Re: Why is writing JSONB faster than just JSON?

Dmitry Dolgov <9erthalion6@xxxxxxxxx> · Thu, 15 Apr 2021 17:43:11 +0200

> On Wed, Apr 14, 2021 at 10:26:23AM -0400, Tom Lane wrote:
> Dmitry Dolgov <9erthalion6@xxxxxxxxx> writes:
> >> On Tue, Apr 13, 2021 at 11:38:04PM -0700, Mitar wrote:
> >> ... Namely, it looks like writing into a jsonb typed
> >> column is 30% faster than writing into a json typed column. Why is
> >> that? Does not jsonb require parsing of JSON and conversion?

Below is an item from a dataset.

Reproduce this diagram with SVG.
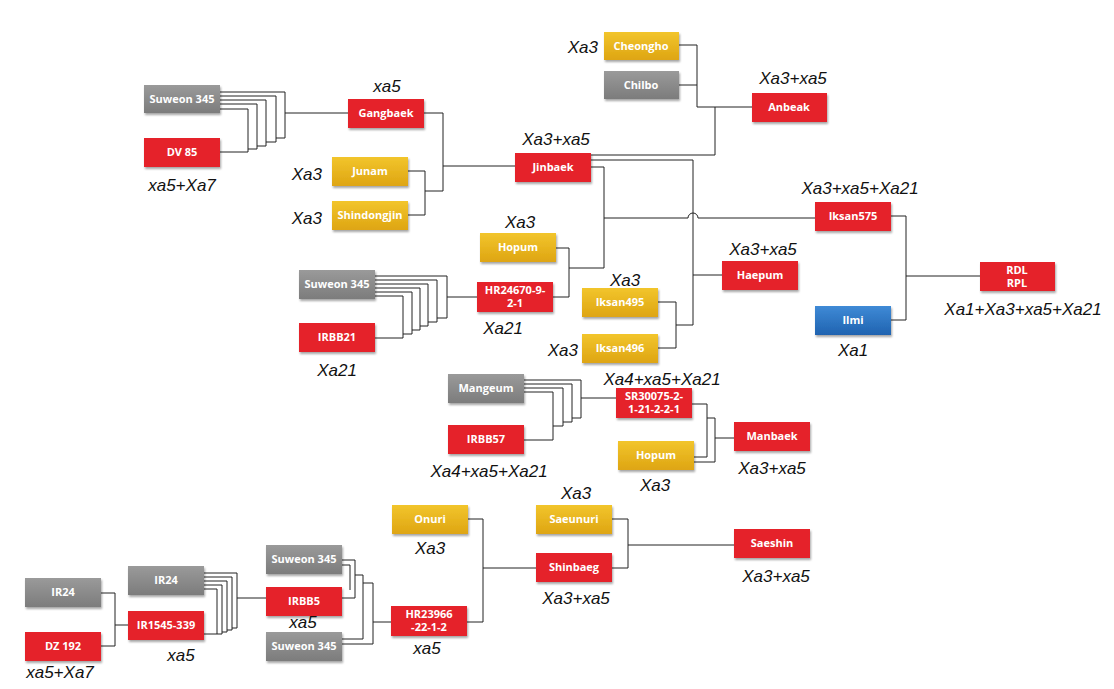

That
> >> should be slower than just storing a blob as-is?
>
> > * Parsing is happening in both cases, for json it's done for validation
> >   purposes.
>
> Right.
>
> > * Compression of json data is actually dominates the runtime load for large
> >   json objects, making other factors less visible and reducing difference in
> >   size (jsonb also should be a bit bigger, that's why I would think it would be
> >   slower).
> > * At the same time perf shows that json compression spends a bit more time in
> >   pglz_find_match (mostly around accessing and checking history entries), which
> >   is compression optimization via history table. So probably due to differences
> >   in data layout this optimization works slightly worse for plain json than for
> >   jsonb?
>
> Interesting.  I recall that we made some last-minute changes in the JSONB
> physical representation after finding that the original choices resulted
> in sucky compression behavior.  But I think we were only looking at the
> resultant compressed size, not time-to-compress.
>
> My own guess about this, without having tried to reproduce it, is that
> JSONB might end up physically smaller than JSON, resulting in less work
> to push the toasted datum out to disk.  This'd depend a lot on your
> formatting habits for JSON, of course.  But in any case, it'd be worth
> comparing pg_column_size() results to see what's up with that.

Oh, of course I've missed that the input I was using was indeed
formatted, without formatting both cases perform equally well and I
can't reproduce the issue. Although if I understand correctly the
original code in question doesn't actually do any formatting.